— start of Information shown —

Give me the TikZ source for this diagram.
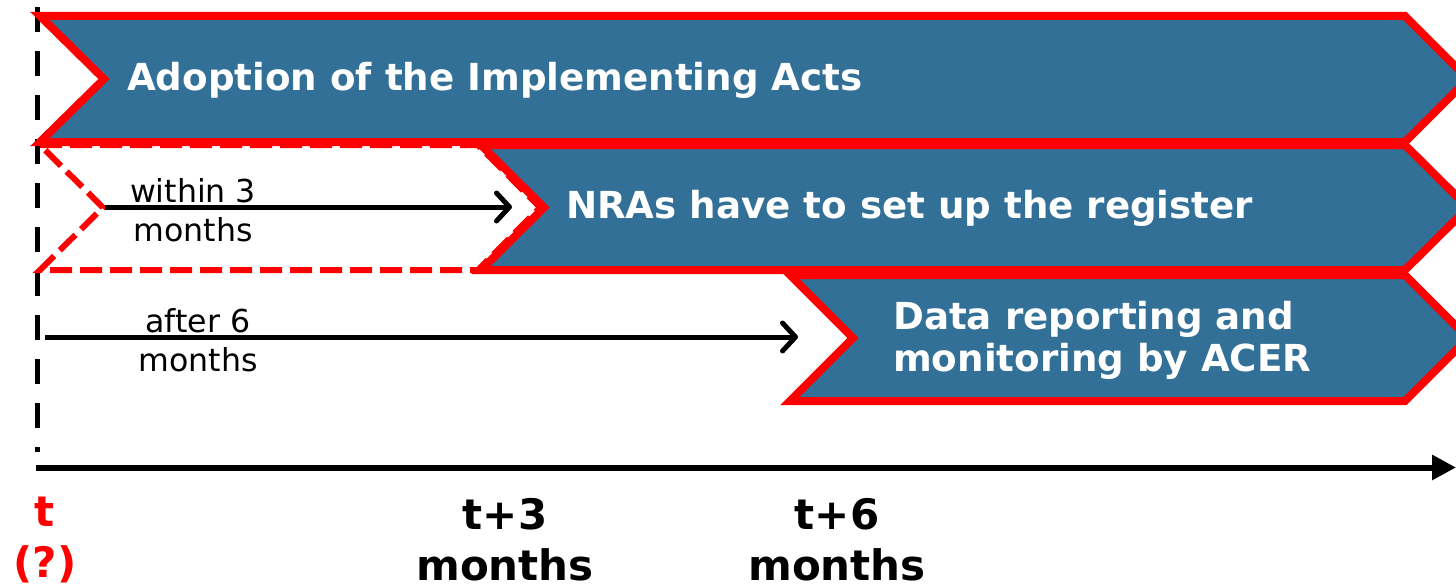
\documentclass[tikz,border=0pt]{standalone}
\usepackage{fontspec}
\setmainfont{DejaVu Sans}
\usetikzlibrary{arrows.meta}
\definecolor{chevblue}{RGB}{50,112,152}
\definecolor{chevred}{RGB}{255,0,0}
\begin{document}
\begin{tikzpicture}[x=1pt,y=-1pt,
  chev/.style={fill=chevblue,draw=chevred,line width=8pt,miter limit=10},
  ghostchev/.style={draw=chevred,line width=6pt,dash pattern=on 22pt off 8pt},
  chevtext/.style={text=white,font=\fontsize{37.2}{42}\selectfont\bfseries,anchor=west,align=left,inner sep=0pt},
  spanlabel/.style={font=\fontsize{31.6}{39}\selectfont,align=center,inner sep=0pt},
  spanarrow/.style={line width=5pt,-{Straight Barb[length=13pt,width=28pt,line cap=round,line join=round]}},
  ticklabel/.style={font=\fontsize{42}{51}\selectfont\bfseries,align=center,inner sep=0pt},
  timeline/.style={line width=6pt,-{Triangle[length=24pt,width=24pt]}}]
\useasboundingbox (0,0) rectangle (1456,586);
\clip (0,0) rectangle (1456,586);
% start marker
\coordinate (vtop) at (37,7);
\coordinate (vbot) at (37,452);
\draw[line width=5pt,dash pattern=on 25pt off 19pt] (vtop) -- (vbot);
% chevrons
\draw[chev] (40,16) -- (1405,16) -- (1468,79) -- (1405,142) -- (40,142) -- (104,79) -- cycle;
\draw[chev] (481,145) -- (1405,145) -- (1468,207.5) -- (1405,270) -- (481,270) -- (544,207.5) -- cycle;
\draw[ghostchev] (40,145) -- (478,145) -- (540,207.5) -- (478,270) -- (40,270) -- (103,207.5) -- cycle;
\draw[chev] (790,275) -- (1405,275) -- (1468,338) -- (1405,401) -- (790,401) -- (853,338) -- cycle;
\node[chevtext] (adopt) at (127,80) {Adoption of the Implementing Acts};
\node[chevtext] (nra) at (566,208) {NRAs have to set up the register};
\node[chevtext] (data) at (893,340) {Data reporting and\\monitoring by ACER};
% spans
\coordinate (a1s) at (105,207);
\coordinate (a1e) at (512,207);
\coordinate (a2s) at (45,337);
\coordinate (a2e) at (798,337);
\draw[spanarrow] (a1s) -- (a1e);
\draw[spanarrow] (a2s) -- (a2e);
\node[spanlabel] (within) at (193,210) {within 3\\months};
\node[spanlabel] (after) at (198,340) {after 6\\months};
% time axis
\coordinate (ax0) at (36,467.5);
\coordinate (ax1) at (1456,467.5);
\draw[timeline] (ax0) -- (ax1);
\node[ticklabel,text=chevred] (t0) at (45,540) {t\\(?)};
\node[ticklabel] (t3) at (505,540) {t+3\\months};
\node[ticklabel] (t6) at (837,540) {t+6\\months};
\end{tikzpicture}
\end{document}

— end of Information shown —

Without the pictures, retype the whole of the material above exactly.

Give me the TikZ source for this diagram.
\documentclass[tikz,border=0pt]{standalone}
\usepackage{fontspec}
\setmainfont{DejaVu Sans}
\usetikzlibrary{arrows.meta}
\definecolor{chevblue}{RGB}{50,112,152}
\definecolor{chevred}{RGB}{255,0,0}
\begin{document}
\begin{tikzpicture}[x=1pt,y=-1pt,
  chev/.style={fill=chevblue,draw=chevred,line width=8pt,miter limit=10},
  ghostchev/.style={draw=chevred,line width=6pt,dash pattern=on 22pt off 8pt},
  chevtext/.style={text=white,font=\fontsize{37.2}{42}\selectfont\bfseries,anchor=west,align=left,inner sep=0pt},
  spanlabel/.style={font=\fontsize{31.6}{39}\selectfont,align=center,inner sep=0pt},
  spanarrow/.style={line width=5pt,-{Straight Barb[length=13pt,width=28pt,line cap=round,line join=round]}},
  ticklabel/.style={font=\fontsize{42}{51}\selectfont\bfseries,align=center,inner sep=0pt},
  timeline/.style={line width=6pt,-{Triangle[length=24pt,width=24pt]}}]
\useasboundingbox (0,0) rectangle (1456,586);
\clip (0,0) rectangle (1456,586);
% start marker
\coordinate (vtop) at (37,7);
\coordinate (vbot) at (37,452);
\draw[line width=5pt,dash pattern=on 25pt off 19pt] (vtop) -- (vbot);
% chevrons
\draw[chev] (40,16) -- (1405,16) -- (1468,79) -- (1405,142) -- (40,142) -- (104,79) -- cycle;
\draw[chev] (481,145) -- (1405,145) -- (1468,207.5) -- (1405,270) -- (481,270) -- (544,207.5) -- cycle;
\draw[ghostchev] (40,145) -- (478,145) -- (540,207.5) -- (478,270) -- (40,270) -- (103,207.5) -- cycle;
\draw[chev] (790,275) -- (1405,275) -- (1468,338) -- (1405,401) -- (790,401) -- (853,338) -- cycle;
\node[chevtext] (adopt) at (127,80) {Adoption of the Implementing Acts};
\node[chevtext] (nra) at (566,208) {NRAs have to set up the register};
\node[chevtext] (data) at (893,340) {Data reporting and\\monitoring by ACER};
% spans
\coordinate (a1s) at (105,207);
\coordinate (a1e) at (512,207);
\coordinate (a2s) at (45,337);
\coordinate (a2e) at (798,337);
\draw[spanarrow] (a1s) -- (a1e);
\draw[spanarrow] (a2s) -- (a2e);
\node[spanlabel] (within) at (193,210) {within 3\\months};
\node[spanlabel] (after) at (198,340) {after 6\\months};
% time axis
\coordinate (ax0) at (36,467.5);
\coordinate (ax1) at (1456,467.5);
\draw[timeline] (ax0) -- (ax1);
\node[ticklabel,text=chevred] (t0) at (45,540) {t\\(?)};
\node[ticklabel] (t3) at (505,540) {t+3\\months};
\node[ticklabel] (t6) at (837,540) {t+6\\months};
\end{tikzpicture}
\end{document}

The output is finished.